This is what I have written so far.
Java Code:
import java.util.regex.*;
import java.io.File;
import java.io.FileNotFoundException;
import java.io.IOException;

{
public static void main(String[] args)
{
File file = new File("C:\\source1.txt");
StringBuilder sb = new StringBuilder();
String line=null;

try
{
String text = null;

// repeat until all lines is read
{
if(!line.trim().equals(""))
{
if(line.startsWith("begin:"))
{
String[] data = sb.toString().trim().split("\n");

for(String chunk : data)
{
String[] parts = chunk.split(":");
System.out.println(parts[0] + " : " + parts[1]);
}

sb.setLength(0);
}
else
{
sb.append(line).append("\n");
}
}
/*String splitarray[] = line.split(":");
String firstentry = splitarray[0];
String secondentry = splitarray[2];
System.out.println(firstentry + " " + secondentry);*/

}
} catch (FileNotFoundException e)
{
e.printStackTrace();
} catch (IOException e)
{
e.printStackTrace();
} finally
{
System.out.println("Out");
}
}

// show file contents here
//System.out.println(str.toString());    }
}
It would be a great help anyone has got an idea for further development. Thanks in advance.

Best regards.

2. Senior Member
Join Date
Mar 2010
Posts
952
Rep Power
5
I'm not sure I understand what you want here, so let's back up for a second.

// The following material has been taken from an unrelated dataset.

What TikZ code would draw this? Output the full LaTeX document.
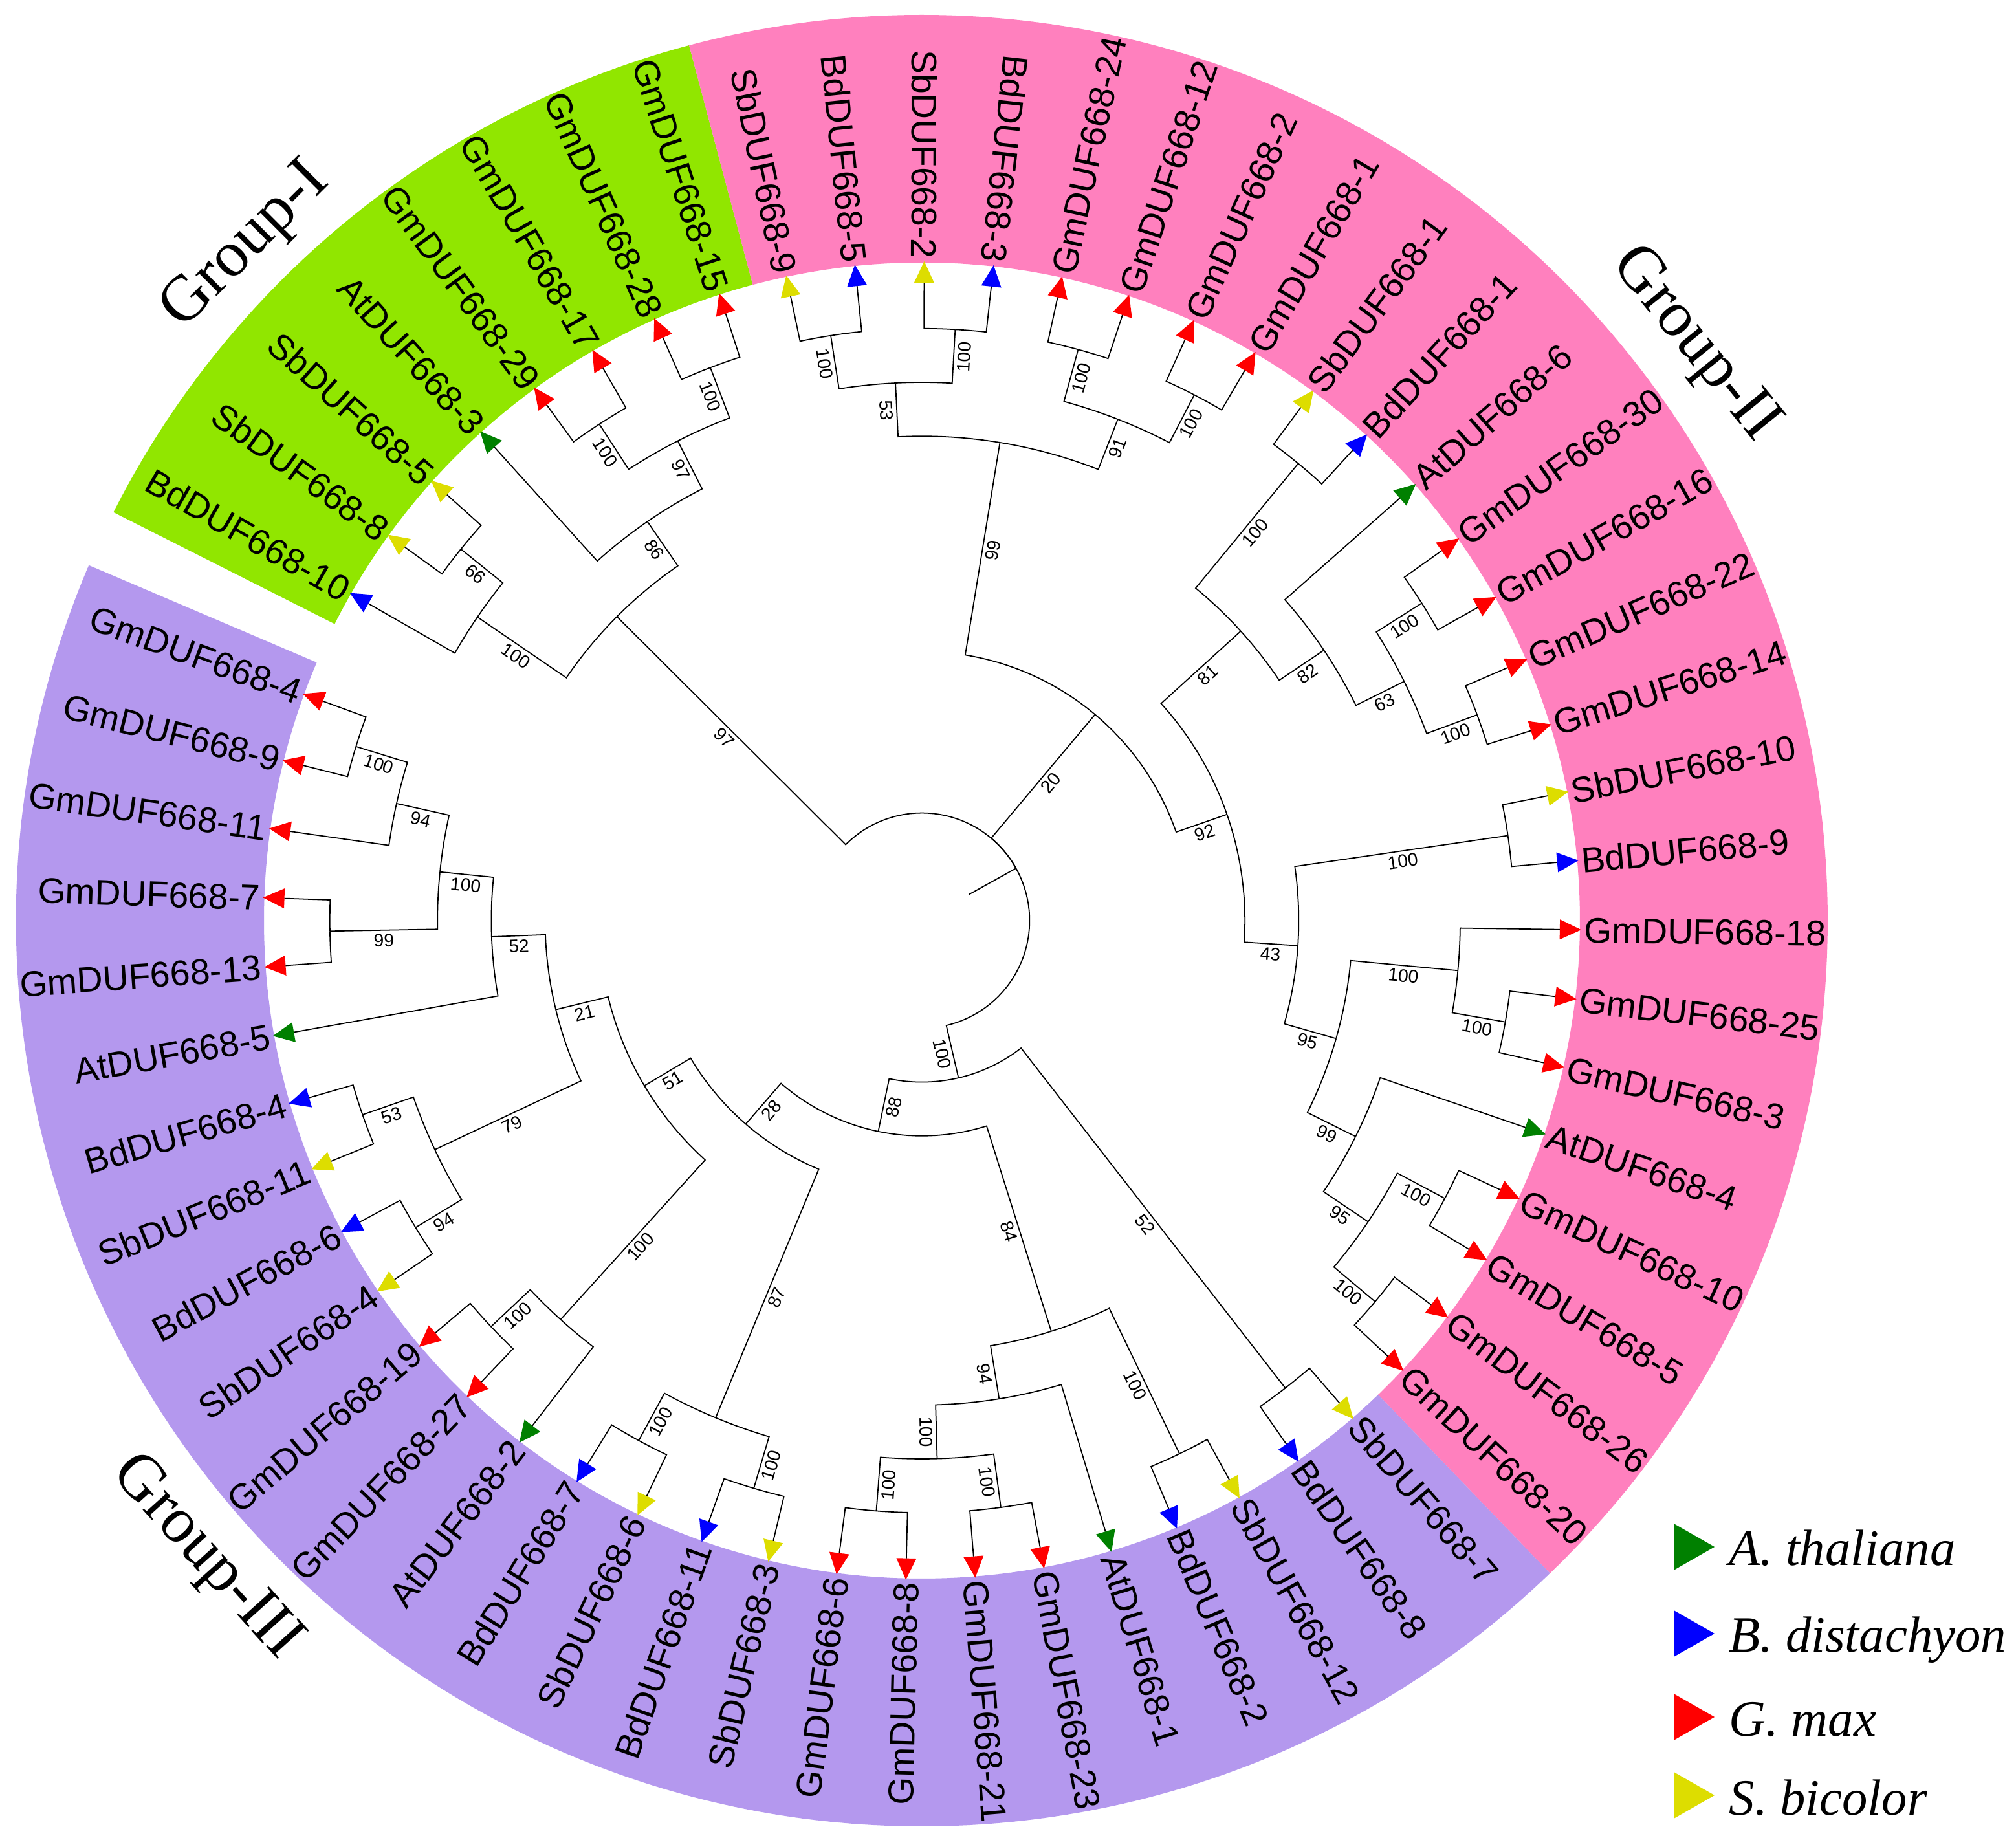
\documentclass[tikz,border=0pt]{standalone}
\usepackage{fontspec}
\setmainfont{Liberation Serif}
\setsansfont{Liberation Sans}
\definecolor{colAt}{RGB}{0,128,0}
\definecolor{colBd}{RGB}{0,0,255}
\definecolor{colGm}{RGB}{255,0,0}
\definecolor{colSb}{RGB}{221,221,0}
\definecolor{bandG}{RGB}{145,230,0}
\definecolor{bandP}{RGB}{255,128,190}
\definecolor{bandV}{RGB}{180,152,238}
\newcommand\lev{0.832}
\newcommand\tbranch[2]{%
  \edef\pA{\csname AN#1\endcsname}%
  \edef\pL{\csname LV#1\endcsname}%
  \edef\cA{\csname AN#2\endcsname}%
  \edef\cL{\csname LV#2\endcsname}%
  \pgfmathsetmacro\pR{\pL*\lev}%
  \draw[treeline] (#1) arc[start angle=\pA, end angle=\cA, radius=\pR] -- (#2);
  \ifcsname BS#2\endcsname
    \pgfmathsetmacro\bR{(\pL+\cL)/2*\lev}%
    \pgfmathsetmacro\bRot{ifthenelse(or(\cA > 90,\cA < -90),\cA+180,\cA)}%
    \node[boot, rotate=\bRot] (b#2) at (\cA:\bR) {\csname BS#2\endcsname};
  \fi}
\newcommand\tclade[5]{%
  \pgfmathsetmacro\tA{(\csname AN#3\endcsname+\csname AN#4\endcsname)/2}%
  \pgfmathsetmacro\tR{#2*\lev}%
  \expandafter\xdef\csname AN#1\endcsname{\tA}%
  \expandafter\xdef\csname LV#1\endcsname{#2}%
  \expandafter\xdef\csname BS#1\endcsname{#5}%
  \coordinate (#1) at (\tA:\tR);
  \tbranch{#1}{#3}\tbranch{#1}{#4}}
\newcommand\tleaf[3]{%
  \pgfmathsetmacro\la{150.2-6.04*#3}%
  \expandafter\xdef\csname AN#1#2\endcsname{\la}%
  \expandafter\xdef\csname LV#1#2\endcsname{11.851}%
  \coordinate (#1#2) at (\la:9.86);
  \fill[col#1, rotate=\la] (9.86,-0.155) -- (10.19,0) -- (9.86,0.155) -- cycle;
  \pgfmathsetmacro\lf{or(\la > 80,\la < -90)}%
  \ifdim\lf pt>0.5pt
    \node[leaflab, anchor=east, rotate=\la+180] (t#1#2) at (\la:10.23) {#1DUF668-#2};
  \else
    \node[leaflab, anchor=west, rotate=\la] (t#1#2) at (\la:10.23) {#1DUF668-#2};
  \fi}
\begin{document}
\begin{tikzpicture}[
  treeline/.style={draw=black, line width=0.5pt},
  boot/.style={font=\sffamily\fontsize{8}{9}\selectfont, anchor=north, inner sep=1.3pt, text height=5.8pt, text depth=0pt},
  leaflab/.style={font=\sffamily\fontsize{15.7}{18.5}\selectfont, inner sep=0pt, text height=11.25pt, text depth=0pt},
  grp/.style={font=\rmfamily\fontsize{28.5}{34}\selectfont, inner sep=0pt},
  leg/.style={font=\rmfamily\itshape\fontsize{22.4}{27}\selectfont, inner sep=0pt, anchor=base west}
]
\fill[white] (-14.25,-14.18) rectangle (16.91,14.23);
\useasboundingbox (-14.25,-14.18) rectangle (16.91,14.23);
% coloured bands
\fill[bandG] (104.9:10.17) arc[start angle=104.9, end angle=153.2, radius=10.17] -- (153.2:14.0) arc[start angle=153.2, end angle=104.9, radius=14.0] -- cycle;
\fill[bandP] (104.9:10.17) arc[start angle=104.9, end angle=-46.1, radius=10.17] -- (-46.1:14.0) arc[start angle=-46.1, end angle=104.9, radius=14.0] -- cycle;
\fill[bandV] (-46.1:10.17) arc[start angle=-46.1, end angle=-203.1, radius=10.17] -- (-203.1:14.0) arc[start angle=-203.1, end angle=-46.1, radius=14.0] -- cycle;
% leaves
\tleaf{Bd}{10}{0}
\tleaf{Sb}{8}{1}
\tleaf{Sb}{5}{2}
\tleaf{At}{3}{3}
\tleaf{Gm}{29}{4}
\tleaf{Gm}{17}{5}
\tleaf{Gm}{28}{6}
\tleaf{Gm}{15}{7}
\tleaf{Sb}{9}{8}
\tleaf{Bd}{5}{9}
\tleaf{Sb}{2}{10}
\tleaf{Bd}{3}{11}
\tleaf{Gm}{24}{12}
\tleaf{Gm}{12}{13}
\tleaf{Gm}{2}{14}
\tleaf{Gm}{1}{15}
\tleaf{Sb}{1}{16}
\tleaf{Bd}{1}{17}
\tleaf{At}{6}{18}
\tleaf{Gm}{30}{19}
\tleaf{Gm}{16}{20}
\tleaf{Gm}{22}{21}
\tleaf{Gm}{14}{22}
\tleaf{Sb}{10}{23}
\tleaf{Bd}{9}{24}
\tleaf{Gm}{18}{25}
\tleaf{Gm}{25}{26}
\tleaf{Gm}{3}{27}
\tleaf{At}{4}{28}
\tleaf{Gm}{10}{29}
\tleaf{Gm}{5}{30}
\tleaf{Gm}{26}{31}
\tleaf{Gm}{20}{32}
\tleaf{Sb}{7}{33}
\tleaf{Bd}{8}{34}
\tleaf{Sb}{12}{35}
\tleaf{Bd}{2}{36}
\tleaf{At}{1}{37}
\tleaf{Gm}{23}{38}
\tleaf{Gm}{21}{39}
\tleaf{Gm}{8}{40}
\tleaf{Gm}{6}{41}
\tleaf{Sb}{3}{42}
\tleaf{Bd}{11}{43}
\tleaf{Sb}{6}{44}
\tleaf{Bd}{7}{45}
\tleaf{At}{2}{46}
\tleaf{Gm}{27}{47}
\tleaf{Gm}{19}{48}
\tleaf{Sb}{4}{49}
\tleaf{Bd}{6}{50}
\tleaf{Sb}{11}{51}
\tleaf{Bd}{4}{52}
\tleaf{At}{5}{53}
\tleaf{Gm}{13}{54}
\tleaf{Gm}{7}{55}
\tleaf{Gm}{11}{56}
\tleaf{Gm}{9}{57}
\tleaf{Gm}{4}{58}
% Group I
\tclade{c1}{11}{Sb8}{Sb5}{66}
\tclade{c2}{10}{Bd10}{c1}{100}
\tclade{c3}{11}{Gm29}{Gm17}{100}
\tclade{c4}{11}{Gm28}{Gm15}{100}
\tclade{c5}{10}{c3}{c4}{97}
\tclade{c6}{9}{At3}{c5}{86}
\tclade{c7}{8}{c2}{c6}{97}
% Group II
\tclade{d1}{11}{Sb9}{Bd5}{100}
\tclade{d2}{11}{Sb2}{Bd3}{100}
\tclade{d3}{10}{d1}{d2}{53}
\tclade{d4}{11}{Gm24}{Gm12}{100}
\tclade{d5}{11}{Gm2}{Gm1}{100}
\tclade{d6}{10}{d4}{d5}{91}
\tclade{d7}{9}{d3}{d6}{99}
\tclade{d8}{11}{Sb1}{Bd1}{100}
\tclade{d9}{11}{Gm30}{Gm16}{100}
\tclade{d10}{11}{Gm22}{Gm14}{100}
\tclade{d11}{10}{d9}{d10}{63}
\tclade{d12}{9}{At6}{d11}{82}
\tclade{d13}{8}{d8}{d12}{81}
\tclade{d14}{11}{Sb10}{Bd9}{100}
\tclade{d15}{11}{Gm25}{Gm3}{100}
\tclade{d16}{10}{Gm18}{d15}{100}
\tclade{d17}{11}{Gm10}{Gm5}{100}
\tclade{d18}{11}{Gm26}{Gm20}{100}
\tclade{d19}{10}{d17}{d18}{95}
\tclade{d20}{9}{At4}{d19}{99}
\tclade{d21}{8}{d16}{d20}{95}
\tclade{d22}{7}{d14}{d21}{43}
\tclade{d23}{6}{d13}{d22}{92}
\tclade{d24}{5}{d7}{d23}{20}
% Group III
\tclade{e1}{11}{Sb7}{Bd8}{52}
\tclade{e2}{11}{Sb12}{Bd2}{100}
\tclade{e3}{11}{Gm23}{Gm21}{100}
\tclade{e4}{11}{Gm8}{Gm6}{100}
\tclade{e5}{10}{e3}{e4}{100}
\tclade{e6}{9}{At1}{e5}{94}
\tclade{e7}{8}{e2}{e6}{84}
\tclade{e8}{11}{Sb3}{Bd11}{100}
\tclade{e9}{11}{Sb6}{Bd7}{100}
\tclade{e10}{10}{e8}{e9}{87}
\tclade{e11}{11}{Gm27}{Gm19}{100}
\tclade{e12}{10}{At2}{e11}{100}
\tclade{e13}{11}{Sb4}{Bd6}{94}
\tclade{e14}{11}{Sb11}{Bd4}{53}
\tclade{e15}{10}{e13}{e14}{79}
\tclade{e16}{11}{Gm13}{Gm7}{99}
\tclade{e17}{11}{Gm9}{Gm4}{100}
\tclade{e18}{10}{Gm11}{e17}{94}
\tclade{e19}{9}{e16}{e18}{100}
\tclade{e20}{8}{At5}{e19}{52}
\tclade{e21}{7}{e15}{e20}{21}
\tclade{e22}{6}{e12}{e21}{51}
\tclade{e23}{5}{e10}{e22}{28}
\tclade{e24}{4}{e7}{e23}{88}
\tclade{e25}{3}{e1}{e24}{100}
% root
\pgfmathsetmacro\tA{(\csname ANc7\endcsname+\csname ANe25\endcsname)/2}
\expandafter\xdef\csname ANroot\endcsname{\tA}
\expandafter\xdef\csname LVroot\endcsname{2}
\pgfmathsetmacro\tR{2*\lev}
\coordinate (root) at (\tA:\tR);
\coordinate (root0) at (\tA:\lev);
\draw[treeline] (root0) -- (root);
\tbranch{root}{c7}\tbranch{root}{d24}\tbranch{root}{e25}
% group labels
\node[grp, rotate=45] (g1) at (-10.44,10.42) {Group-I};
\node[grp, rotate=-51] (g2) at (11.94,8.90) {Group-II};
\node[grp, rotate=-48] (g3) at (-11.07,-9.85) {Group-III};
% legend
\fill[colAt] (11.62,-9.32) -- (12.25,-9.68) -- (11.62,-10.04) -- cycle;
\fill[colBd] (11.62,-10.66) -- (12.25,-11.02) -- (11.62,-11.38) -- cycle;
\fill[colGm] (11.62,-11.95) -- (12.25,-12.31) -- (11.62,-12.67) -- cycle;
\fill[colSb] (11.62,-13.16) -- (12.25,-13.52) -- (11.62,-13.88) -- cycle;
\node[leg] (lA) at (12.47,-9.965) {A. thaliana};
\node[leg] (lB) at (12.47,-11.31) {B. distachyon};
\node[leg] (lG) at (12.47,-12.61) {G. max};
\node[leg] (lS) at (12.47,-13.825) {S. bicolor};
\end{tikzpicture}
\end{document}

Typically, a .csv file has a heading line (not always) and then many lines of records, all in the same format -- something like this:

Java Code:
"id","name","address"
1,"Barack H. Obama","1600 Pennsylvania Ave."
2,"Gordon Brown","10 Downing St."
3,"Herman Munster","1313 Mockingbird Ln."
Your example specifies different kinds of records. Do you know how many different kinds there will be? Do you know their record format ahead of time, or will you need to interpret everything from the .txt file? Do you want a separate .csv file for each record type (that would make the most sense to me) or should all the different record types be mixed together in one .csv file (doesn't make much sense)?

Don't try to do everything in main(). Your code is already about six indents deep, and you've barely gotten started. Break things up into methods. Think about your data structures before you start coding. If you know exactly what the different record types will be, you might consider writing a class for each type.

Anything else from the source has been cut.